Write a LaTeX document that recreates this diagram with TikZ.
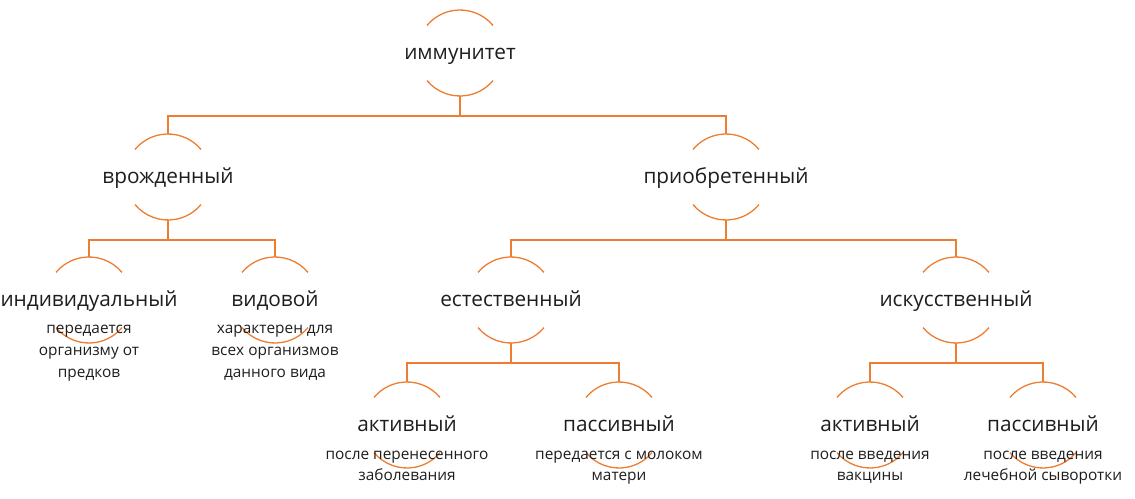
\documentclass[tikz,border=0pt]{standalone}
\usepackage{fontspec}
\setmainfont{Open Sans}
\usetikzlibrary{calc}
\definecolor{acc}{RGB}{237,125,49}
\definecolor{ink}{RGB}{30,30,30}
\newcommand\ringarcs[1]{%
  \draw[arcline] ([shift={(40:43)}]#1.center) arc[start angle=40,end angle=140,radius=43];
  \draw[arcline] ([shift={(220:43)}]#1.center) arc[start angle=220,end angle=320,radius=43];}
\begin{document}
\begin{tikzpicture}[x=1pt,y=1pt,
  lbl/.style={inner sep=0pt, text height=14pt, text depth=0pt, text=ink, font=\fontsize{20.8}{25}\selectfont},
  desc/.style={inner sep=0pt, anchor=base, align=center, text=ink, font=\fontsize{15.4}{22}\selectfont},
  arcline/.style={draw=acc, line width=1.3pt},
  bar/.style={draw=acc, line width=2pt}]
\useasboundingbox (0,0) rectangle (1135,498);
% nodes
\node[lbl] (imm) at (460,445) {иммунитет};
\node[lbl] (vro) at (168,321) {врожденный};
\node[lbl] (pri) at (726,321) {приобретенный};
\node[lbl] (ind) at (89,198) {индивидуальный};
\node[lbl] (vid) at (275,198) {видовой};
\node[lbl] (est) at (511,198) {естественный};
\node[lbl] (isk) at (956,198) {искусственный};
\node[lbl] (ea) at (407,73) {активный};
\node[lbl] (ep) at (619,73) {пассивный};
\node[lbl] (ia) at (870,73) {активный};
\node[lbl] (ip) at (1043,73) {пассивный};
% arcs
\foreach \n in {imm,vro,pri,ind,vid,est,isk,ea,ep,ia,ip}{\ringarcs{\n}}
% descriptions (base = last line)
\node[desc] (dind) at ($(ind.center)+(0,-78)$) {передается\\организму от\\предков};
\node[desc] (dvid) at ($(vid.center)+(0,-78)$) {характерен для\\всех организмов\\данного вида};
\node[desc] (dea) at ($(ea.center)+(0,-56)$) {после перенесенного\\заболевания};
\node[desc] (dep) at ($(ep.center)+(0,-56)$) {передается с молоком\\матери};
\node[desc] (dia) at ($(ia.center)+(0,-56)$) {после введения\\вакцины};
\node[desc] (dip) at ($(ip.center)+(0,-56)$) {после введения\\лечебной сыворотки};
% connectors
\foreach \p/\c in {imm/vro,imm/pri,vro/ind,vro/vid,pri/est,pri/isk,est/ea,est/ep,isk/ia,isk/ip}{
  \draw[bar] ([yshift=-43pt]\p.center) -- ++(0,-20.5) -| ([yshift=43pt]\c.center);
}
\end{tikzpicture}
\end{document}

WORK INSTRUCTIONS:
Return the material exactly as given, apart from the pictures.

OUTPUT FOR THIS EXERCISE:
Write a LaTeX document that recreates this diagram with TikZ.
\documentclass[tikz,border=0pt]{standalone}
\usepackage{fontspec}
\setmainfont{Open Sans}
\usetikzlibrary{calc}
\definecolor{acc}{RGB}{237,125,49}
\definecolor{ink}{RGB}{30,30,30}
\newcommand\ringarcs[1]{%
  \draw[arcline] ([shift={(40:43)}]#1.center) arc[start angle=40,end angle=140,radius=43];
  \draw[arcline] ([shift={(220:43)}]#1.center) arc[start angle=220,end angle=320,radius=43];}
\begin{document}
\begin{tikzpicture}[x=1pt,y=1pt,
  lbl/.style={inner sep=0pt, text height=14pt, text depth=0pt, text=ink, font=\fontsize{20.8}{25}\selectfont},
  desc/.style={inner sep=0pt, anchor=base, align=center, text=ink, font=\fontsize{15.4}{22}\selectfont},
  arcline/.style={draw=acc, line width=1.3pt},
  bar/.style={draw=acc, line width=2pt}]
\useasboundingbox (0,0) rectangle (1135,498);
% nodes
\node[lbl] (imm) at (460,445) {иммунитет};
\node[lbl] (vro) at (168,321) {врожденный};
\node[lbl] (pri) at (726,321) {приобретенный};
\node[lbl] (ind) at (89,198) {индивидуальный};
\node[lbl] (vid) at (275,198) {видовой};
\node[lbl] (est) at (511,198) {естественный};
\node[lbl] (isk) at (956,198) {искусственный};
\node[lbl] (ea) at (407,73) {активный};
\node[lbl] (ep) at (619,73) {пассивный};
\node[lbl] (ia) at (870,73) {активный};
\node[lbl] (ip) at (1043,73) {пассивный};
% arcs
\foreach \n in {imm,vro,pri,ind,vid,est,isk,ea,ep,ia,ip}{\ringarcs{\n}}
% descriptions (base = last line)
\node[desc] (dind) at ($(ind.center)+(0,-78)$) {передается\\организму от\\предков};
\node[desc] (dvid) at ($(vid.center)+(0,-78)$) {характерен для\\всех организмов\\данного вида};
\node[desc] (dea) at ($(ea.center)+(0,-56)$) {после перенесенного\\заболевания};
\node[desc] (dep) at ($(ep.center)+(0,-56)$) {передается с молоком\\матери};
\node[desc] (dia) at ($(ia.center)+(0,-56)$) {после введения\\вакцины};
\node[desc] (dip) at ($(ip.center)+(0,-56)$) {после введения\\лечебной сыворотки};
% connectors
\foreach \p/\c in {imm/vro,imm/pri,vro/ind,vro/vid,pri/est,pri/isk,est/ea,est/ep,isk/ia,isk/ip}{
  \draw[bar] ([yshift=-43pt]\p.center) -- ++(0,-20.5) -| ([yshift=43pt]\c.center);
}
\end{tikzpicture}
\end{document}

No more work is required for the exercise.